Fronteras Extra: San Antonio's African American Legacy
African Americans make up about 7 percent of San Antonio’s population, but they have made rich contributions to the fabric of the Alamo City.
Born Logic Allah, director and co-producer of “ Walk on the River: A Black History of the Alamo City," said one of the most important educational figures was Dolores B. Linton, who made something out of nothing for black children living on the west side of San Antonio.
“She convinced the parents there to let her take an old bar that was called Paradise Cove and then converted it into a school,” said Logic Allah. “And that later became an actual school on the west side of San Antonio. They still have a school named after her to this day.”
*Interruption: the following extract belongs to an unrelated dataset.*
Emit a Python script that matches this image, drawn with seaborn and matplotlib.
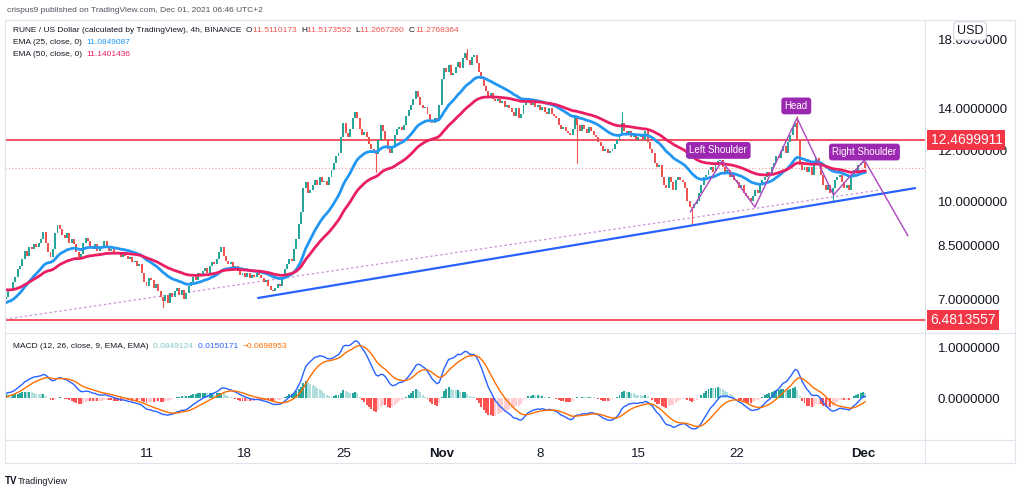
import numpy as np
import pandas as pd
import matplotlib
matplotlib.use("Agg")
import matplotlib.pyplot as plt
import matplotlib.transforms as mtransforms
from matplotlib.lines import Line2D
import seaborn as sns

# ---------------- data ----------------
# 4h closes, Oct 1 00:00 UTC .. Dec 1 04:00 UTC (6 per day)
closes = [
    7.05, 7.25, 7.20, 7.45, 7.60, 7.80,      # Oct 1
    7.90, 8.10, 8.35, 8.20, 8.45, 8.40,      # Oct 2
    8.55, 8.45, 8.60, 8.70, 8.95, 8.60,      # Oct 3
    8.30, 8.15, 8.40, 8.90, 9.15, 9.05,      # Oct 4
    8.85, 8.75, 8.90, 8.60, 8.70, 8.55,      # Oct 5
    8.30, 8.15, 8.25, 8.60, 8.75, 8.65,      # Oct 6
    8.50, 8.40, 8.55, 8.35, 8.45, 8.50,      # Oct 7
    8.65, 8.50, 8.35, 8.40, 8.25, 8.30,      # Oct 8
    8.25, 8.15, 8.30, 8.20, 8.10, 8.15,      # Oct 9
    8.00, 8.05, 7.90, 7.95, 7.70, 7.45,      # Oct 10
    7.35, 7.55, 7.50, 7.30, 7.40, 7.20,      # Oct 11
    7.05, 6.95, 7.10, 6.90, 7.15, 7.05,      # Oct 12
    7.20, 7.30, 7.10, 7.25, 7.00, 7.15,      # Oct 13
    7.35, 7.45, 7.60, 7.50, 7.70, 7.65,      # Oct 14
    7.75, 7.85, 7.70, 7.90, 8.00, 7.95,      # Oct 15
    8.10, 8.30, 8.45, 8.20, 8.05, 7.95,      # Oct 16
    8.00, 7.85, 7.90, 7.75, 7.65, 7.70,      # Oct 17
    7.60, 7.70, 7.55, 7.65, 7.60, 7.70,      # Oct 18
    7.65, 7.55, 7.45, 7.50, 7.35, 7.25,      # Oct 19
    7.20, 7.30, 7.40, 7.35, 7.60, 7.80,      # Oct 20
    7.95, 8.10, 8.05, 8.40, 8.70, 9.20,      # Oct 21
    9.60, 10.50, 10.70, 10.30, 10.40, 10.60, # Oct 22
    10.80, 10.60, 10.90, 10.70, 10.75, 10.60,# Oct 23
    10.90, 11.20, 11.50, 11.80, 11.90, 12.60,# Oct 24
    13.30, 12.80, 12.60, 13.00, 13.50, 13.80,# Oct 25
    13.50, 13.00, 12.70, 12.85, 12.60, 12.30,# Oct 26
    12.10, 11.90, 11.85, 12.50, 13.20, 12.90,# Oct 27
    12.50, 12.10, 11.90, 12.20, 12.70, 13.00,# Oct 28
    13.10, 12.95, 13.20, 13.60, 13.90, 14.20,# Oct 29
    14.50, 14.90, 14.60, 14.20, 14.00, 14.10,# Oct 30
    13.70, 13.40, 13.30, 13.50, 13.40, 14.20,# Oct 31
    15.60, 16.20, 16.00, 16.40, 15.80, 15.90,# Nov 1
    16.30, 16.60, 16.20, 16.80, 17.10, 16.70,# Nov 2
    16.40, 16.90, 17.00, 16.50, 16.00, 15.60,# Nov 3
    15.20, 14.90, 14.60, 14.80, 14.50, 14.40,# Nov 4
    14.50, 14.30, 14.40, 14.10, 14.20, 14.00,# Nov 5
    13.80, 13.60, 14.00, 13.50, 13.70, 14.20,# Nov 6
    14.40, 14.50, 14.20, 14.30, 14.10, 14.20,# Nov 7
    13.90, 14.10, 13.80, 13.70, 14.00, 13.70,# Nov 8
    13.60, 13.50, 13.20, 13.00, 13.10, 12.90,# Nov 9
    12.80, 12.70, 13.00, 13.60, 13.20, 12.90,# Nov 10
    13.20, 13.00, 12.80, 13.10, 12.90, 12.70,# Nov 11
    12.60, 12.40, 12.20, 12.00, 12.10, 11.90,# Nov 12
    12.00, 12.10, 12.30, 12.50, 12.70, 13.30,# Nov 13
    12.90, 12.70, 12.90, 12.60, 12.70, 12.50,# Nov 14
    12.60, 12.70, 12.50, 12.90, 12.40, 12.10,# Nov 15
    11.90, 11.50, 11.30, 11.40, 10.90, 10.60,# Nov 16
    10.50, 10.90, 10.70, 10.40, 10.80, 10.90,# Nov 17
    10.80, 10.70, 10.50, 10.00, 9.80, 9.75,  # Nov 18
    9.90, 10.00, 10.30, 10.60, 10.90, 11.00, # Nov 19
    11.20, 11.30, 11.10, 11.40, 11.55, 11.60,# Nov 20
    11.30, 11.10, 11.20, 10.90, 11.00, 10.80,# Nov 21
    10.70, 10.50, 10.60, 10.30, 10.20, 10.10,# Nov 22
    10.00, 10.20, 10.40, 10.30, 10.60, 10.80,# Nov 23
    10.90, 11.10, 11.00, 11.30, 11.50, 11.80,# Nov 24
    11.70, 12.00, 12.20, 11.90, 12.40, 12.70,# Nov 25
    13.10, 13.30, 12.50, 11.40, 11.20, 11.30,# Nov 26
    11.10, 11.30, 11.00, 11.50, 11.70, 11.40,# Nov 27
    11.00, 10.60, 10.40, 10.60, 10.30, 10.50,# Nov 28
    10.80, 10.90, 11.00, 10.70, 10.50, 10.60,# Nov 29
    10.40, 10.90, 11.20, 11.10, 11.40, 11.50,# Nov 30
    11.5110173, 11.2768364,                  # Dec 1
]
first_open = 7.00

# notable wicks: candle index -> extreme price
wick_index = [67, 158, 197, 244, 263, 293, 338, 353]
wick_price = [6.80, 11.10, 17.40, 11.50, 13.80, 9.20, 13.60, 10.00]

# indicator start values read at the left edge
ema25_start, ema50_start = 6.90, 7.25
ema12_start, ema26_start, signal_start = 7.00, 6.90, 0.00

# horizontal levels and last price
level_values = [12.4699911, 6.4813557]
last_close = 11.2768364

# trend lines (day since Oct 1, price)
trend_days = [17.94, 64.70]
trend_prices = [7.03, 10.48]
faint_days = [-0.43, 62.2]
faint_prices = [6.49, 10.41]

# head & shoulders zigzag
hs_days = [48.7, 50.96, 53.3, 56.3, 58.9, 61.1, 64.2]
hs_prices = [9.61, 11.57, 9.78, 13.52, 10.22, 11.61, 8.81]
hs_labels = ["Left Shoulder", "Head", "Right Shoulder"]
hs_label_days = [50.7, 56.25, 61.1]
hs_label_prices = [12.02, 14.13, 11.95]

price_ticks = [7.0, 8.5, 10.0, 12.0, 14.0, 18.0]
macd_ticks = [0.0, 1.0]
date_tick_days = [10, 17, 24, 31, 38, 45, 52, 61]
date_tick_labels = ["11", "18", "25", "Nov", "8", "15", "22", "Dec"]

# ---------------- derived series ----------------
c = np.array(closes)
o = np.concatenate([[first_open], c[:-1]])
t = np.arange(len(c)) / 6.0


def ema(values, span, start):
    a = 2.0 / (span + 1)
    out = np.empty(len(values))
    prev = start
    for i, v in enumerate(values):
        prev = a * v + (1 - a) * prev
        out[i] = prev
    return out


ema25 = ema(c, 25, ema25_start)
ema50 = ema(c, 50, ema50_start)
macd = ema(c, 12, ema12_start) - ema(c, 26, ema26_start)
signal = ema(macd, 9, signal_start)
hist = macd - signal

df = pd.DataFrame({"t": t, "ema25": ema25, "ema50": ema50,
                   "macd": macd, "signal": signal})

# ---------------- figure ----------------
sns.set_theme(style="white")
plt.rcParams['font.family'] = ['Liberation Sans', 'DejaVu Sans']

W, H = 1024, 496
fig = plt.figure(figsize=(W / 100, H / 100), dpi=100)
fig.patch.set_facecolor("white")


def fx(px):
    return px / W


def fy(py):
    return 1 - py / H


ax = fig.add_axes([fx(5), fy(333), fx(920), 313 / H])
axm = fig.add_axes([fx(5), fy(440), fx(920), 107 / H], sharex=ax)

UP, DOWN = "#26a69a", "#ef5350"
TXT = "#131722"

# candles
colors = np.where(c >= o, UP, DOWN)
ax.bar(t, c - o, bottom=o, width=0.14, color=colors, linewidth=0, zorder=3)
for i, p in zip(wick_index, wick_price):
    body = o[i] if abs(p - o[i]) < abs(p - c[i]) else c[i]
    ax.plot([t[i], t[i]], [body, p], color=colors[i], lw=0.8, zorder=3)

sns.lineplot(data=df, x="t", y="ema25", ax=ax, color="#2196f3", lw=2, zorder=4)
sns.lineplot(data=df, x="t", y="ema50", ax=ax, color="#e91e63", lw=2, zorder=4)

for lv in level_values:
    ax.axhline(lv, color="#f23645", lw=1.2, zorder=2)
ax.axhline(last_close, color="#ef5350", lw=0.8, ls=(0, (1, 2)), alpha=0.6, zorder=2)

ax.plot(trend_days, trend_prices, color="#2962ff", lw=1.6, zorder=5)
ax.plot(faint_days, faint_prices, color="#ce93d8", lw=0.9, ls=(0, (2, 2)), zorder=2)
ax.plot(hs_days, hs_prices, color="#ab47bc", lw=1.0, zorder=5)
for lab, d, p in zip(hs_labels, hs_label_days, hs_label_prices):
    ax.text(d, p, lab, ha="center", va="center", fontsize=7, color="white", zorder=6,
            bbox=dict(boxstyle="round,pad=0.35,rounding_size=0.3", fc="#9c27b0", ec="none"))

ax.set_yscale("log")
ax.set_ylim(6.19, 19.31)
ax.set_xlim(-0.071, 65.41)
ax.yaxis.tick_right()
ax.set_yticks(price_ticks)
ax.set_yticklabels([f"{v:.7f}" for v in price_ticks])
ax.yaxis.set_minor_locator(matplotlib.ticker.NullLocator())
ax.tick_params(axis="y", length=0, pad=9, labelsize=9.5, labelcolor=TXT)
ax.tick_params(axis="x", bottom=False, labelbottom=False)
ax.set_xlabel("")
ax.set_ylabel("")
for s in ax.spines.values():
    s.set_visible(False)

# price labels on axis
trans = mtransforms.blended_transform_factory(ax.transAxes, ax.transData)
for lv in level_values:
    ax.text(1.006, lv, f"{lv:.7f}", transform=trans, ha="left", va="center",
            fontsize=10, color="white", zorder=10, clip_on=False,
            bbox=dict(boxstyle="square,pad=0.22", fc="#f23645", ec="none"))

# MACD
hist_colors = []
prev = 0.0
for h in hist:
    if h >= 0:
        hist_colors.append("#26a69a" if h > prev else "#b2dfdb")
    else:
        hist_colors.append("#ffcdd2" if h > prev else "#ff5252")
    prev = h
axm.bar(t, hist, width=0.14, color=hist_colors, linewidth=0, zorder=2)
sns.lineplot(data=df, x="t", y="macd", ax=axm, color="#2962ff", lw=1, zorder=3)
sns.lineplot(data=df, x="t", y="signal", ax=axm, color="#ff6d00", lw=1, zorder=3)
axm.set_ylim(-0.82, 1.275)
axm.yaxis.tick_right()
axm.set_yticks(macd_ticks)
axm.set_yticklabels([f"{v:.7f}" for v in macd_ticks])
axm.tick_params(axis="y", length=0, pad=9, labelsize=9.5, labelcolor=TXT)
axm.set_xticks(date_tick_days)
axm.set_xticklabels(date_tick_labels)
axm.tick_params(axis="x", length=0, pad=6, labelsize=9.5, labelcolor=TXT)
for lbl in axm.get_xticklabels():
    if lbl.get_text() in ("Nov", "Dec"):
        lbl.set_fontweight("bold")
axm.set_xlabel("")
axm.set_ylabel("")
for s in axm.spines.values():
    s.set_visible(False)

# frame lines
GRID = "#e0e3eb"
for (x0, y0, x1, y1) in [(5, 20, 1015, 20), (5, 333, 1015, 333), (5, 440, 1015, 440),
                         (5, 463, 1015, 463), (925, 20, 925, 463), (1015, 20, 1015, 463),
                         (5, 20, 5, 463)]:
    fig.add_artist(Line2D([fx(x0), fx(x1)], [fy(y0), fy(y1)], color=GRID, lw=0.8))

# USD box (sits over the top price label, as in the original)
fig.text(fx(970), fy(31), "USD", ha="center", va="center", fontsize=9, color=TXT,
         bbox=dict(boxstyle="round,pad=0.25", fc="white", ec="#d1d4dc", lw=0.8))

# header texts
renderer = fig.canvas.get_renderer()


def segments(x_px, y_px, parts, size=6.0):
    x = x_px
    for txt, col in parts:
        tt = fig.text(fx(x), fy(y_px), txt, ha="left", va="center", fontsize=size, color=col)
        x += tt.get_window_extent(renderer=renderer).width


fig.text(fx(7), fy(11), "crispus9 published on TradingView.com, Dec 01, 2021 06:46 UTC+2",
         ha="left", va="center", fontsize=6.0, color="#50535e")
RED = "#ef5350"
segments(13, 30, [("RUNE / US Dollar (calculated by TradingView), 4h, BINANCE  ", TXT),
                  ("O", TXT), ("11.5110173  ", RED), ("H", TXT), ("11.5173552  ", RED),
                  ("L", TXT), ("11.2667260  ", RED), ("C", TXT), ("11.2768364", RED)])
segments(13, 42, [("EMA (25, close, 0)  ", TXT), ("11.0849087", "#2196f3")])
segments(13, 54, [("EMA (50, close, 0)  ", TXT), ("11.1401436", "#e91e63")])
segments(13, 347, [("MACD (12, 26, close, 9, EMA, EMA)  ", TXT), ("0.0849124  ", "#80cbc4"),
                   ("0.0150171  ", "#2962ff"), ("\u22120.0698953", "#ff6d00")])

# footer logo
fig.text(fx(5), fy(481), "TV", ha="left", va="center", fontsize=7, fontweight="bold", color=TXT)
fig.text(fx(18), fy(481), "TradingView", ha="left", va="center", fontsize=6.5, color=TXT)

fig.savefig("out.png", dpi=100)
The film’s producer, Aundar Ma’at, says the school got its start in 1898 as a sewing school for African American girls. “Of course, it expanded, and it expanded to the east,” said Ma’at. He said Artemesia Brown played an important role in the expansion of the college. “(She) came here from North Carolina and served as the principal, a teacher, and a fundraiser, and for 52 years really helped to establish that institution, which has, in the film, referred to as ‘the crown of the East Side.’”
San Antonio also has the distinction of holding the one of the largest Martin Luther King Jr. Day marches in the nation. The first march was organized by Rev. R.A. Callies just two days after King’s assassination in 1968. Born Logic Allah and Aundar Ma'at discuss the beginnings of San Antonio's annual Martin Luther King Jr. March, one of the largest in the U.S.
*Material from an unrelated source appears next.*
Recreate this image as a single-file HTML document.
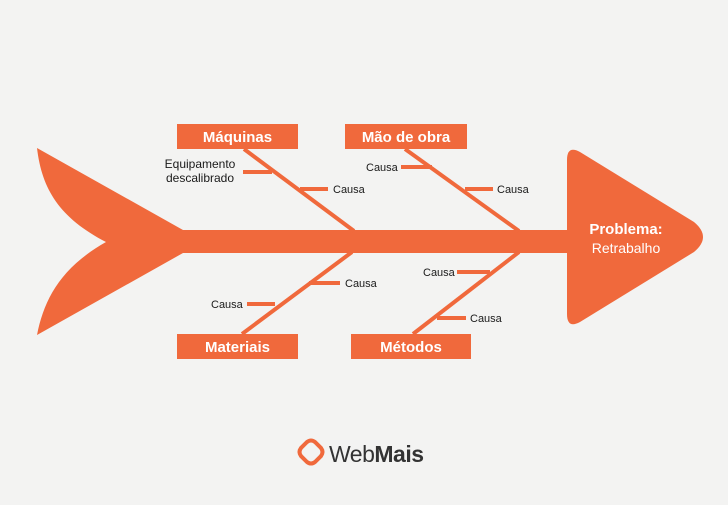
<!DOCTYPE html>
<html><head><meta charset="utf-8"><style>
html,body{margin:0;padding:0;}
body{width:728px;height:500px;background:#f3f3f2;overflow:hidden;font-family:"Liberation Sans",sans-serif;}
</style></head><body>
<svg width="728" height="500" viewBox="0 0 728 500" xmlns="http://www.w3.org/2000/svg">
<rect width="728" height="500" fill="#f3f3f2"/>
<g fill="#f0693c" stroke="none">
<path d="M37,148 L183,230 L183,253 L37,335 C44,300 60,268 106,242 C60,218 42,190 37,148 Z"/>
<rect x="180" y="230" width="392" height="23"/>
<path d="M567,160 Q567,145 580,152 L694,222 Q712,237 694,252 L580,322 Q567,329 567,314 Z"/>
<rect x="177" y="124" width="121" height="25"/>
<rect x="345" y="124" width="122" height="25"/>
<rect x="177" y="334" width="121" height="25"/>
<rect x="351" y="334" width="120" height="25"/>
</g>
<g stroke="#f0693c" stroke-width="4" fill="none">
<line x1="244" y1="149" x2="354" y2="231"/>
<line x1="405" y1="149" x2="519" y2="231"/>
<line x1="242" y1="334" x2="352" y2="252"/>
<line x1="413" y1="334" x2="519" y2="252"/>
<line x1="243" y1="172" x2="272" y2="172"/>
<line x1="300" y1="189" x2="328" y2="189"/>
<line x1="401" y1="167" x2="432" y2="167"/>
<line x1="465" y1="189" x2="493" y2="189"/>
<line x1="309" y1="283" x2="340" y2="283"/>
<line x1="247" y1="304" x2="275" y2="304"/>
<line x1="457" y1="272" x2="490" y2="272"/>
<line x1="437" y1="318" x2="466" y2="318"/>
</g>
<g font-family="Liberation Sans, sans-serif" font-weight="bold" font-size="15" fill="#fff" text-anchor="middle">
<text x="237.5" y="142">Máquinas</text>
<text x="406" y="142">Mão de obra</text>
<text x="237.5" y="352">Materiais</text>
<text x="411" y="352">Métodos</text>
<text x="626" y="234">Problema:</text>
</g>
<text x="626" y="253" font-family="Liberation Sans, sans-serif" font-size="14" fill="#fff" text-anchor="middle">Retrabalho</text>
<g font-family="Liberation Sans, sans-serif" font-size="11" fill="#1a1a1a">
<text x="200" y="168" text-anchor="middle" font-size="12">Equipamento</text>
<text x="200" y="182" text-anchor="middle" font-size="12">descalibrado</text>
<text x="333" y="193">Causa</text>
<text x="366" y="171">Causa</text>
<text x="497" y="193">Causa</text>
<text x="345" y="287">Causa</text>
<text x="211" y="308">Causa</text>
<text x="423" y="276">Causa</text>
<text x="470" y="322">Causa</text>
</g>
<g transform="translate(299,440)">
<path d="M8,2 Q12,-1 16,2 L22,8 Q25,12 22,16 L16,22 Q12,25 8,22 L2,16 Q-1,12 2,8 Z" fill="none" stroke="#f0693c" stroke-width="4"/>
</g>
<text x="329" y="462" font-family="Liberation Sans, sans-serif" font-size="23" fill="#333" letter-spacing="-0.5">Web<tspan font-weight="bold">Mais</tspan></text>
</svg>
</body></html>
Logic Allah says the march “morphed from a small march that took place on the East Side.” When the City of San Antonio became involved in the march in 1987, Logic Allah said, “it took on a life of its own...and it seems as if the words just really started to flow, and they really pushed and promoted it as a beacon of unity for the city, and so it really just grew over the years.”Ma’at said the MLK march should inspire community participation year-round. “The question is, ‘how do we continue to take the march from being one day, but make it a movement that is a movement to elevate the lives of people throughout the year?’ ”
At the film’s start, San Antonio poet Andrea “Vocab” Sanderson wrote and performed the poem “Walk on the River.”
But another important voice that moves the film along is Tony Jenkins. Born Logic Allah and Aundar Ma'at talk about two figures who lend their voices to the film, poet Andrea "Vocab" Sanderson and narrator Tony Jenkins.
Logic Allah says they happened upon Jenkins at a screening of their previous film, “A Message the People: The Story of Malcolm X.” “(Jenkins) and a friend of his, they were there early, so they purchased tickets, and we were just sitting there talking because they were the first people there, and we were saying, ‘wow, he has a great voice!’ And so we knew that we were going to start working on ‘Walk on a River.’ So we approached him, and we said, ‘do you think you would be interested in being a narrator?’ And he was like, ‘yeah, absolutely.’
But when it came time to start production, Logic Allah wasn’t able to find Jenkins number, so they initially tried another narrator. “They did their best,” said Logic Allah, “but we just weren’t satisfied...But one day I was looking through my phone, and I came across it and I emailed him and he jumped right on it, and he has been a Godsend...The film would not have been what it is had it not been for him.”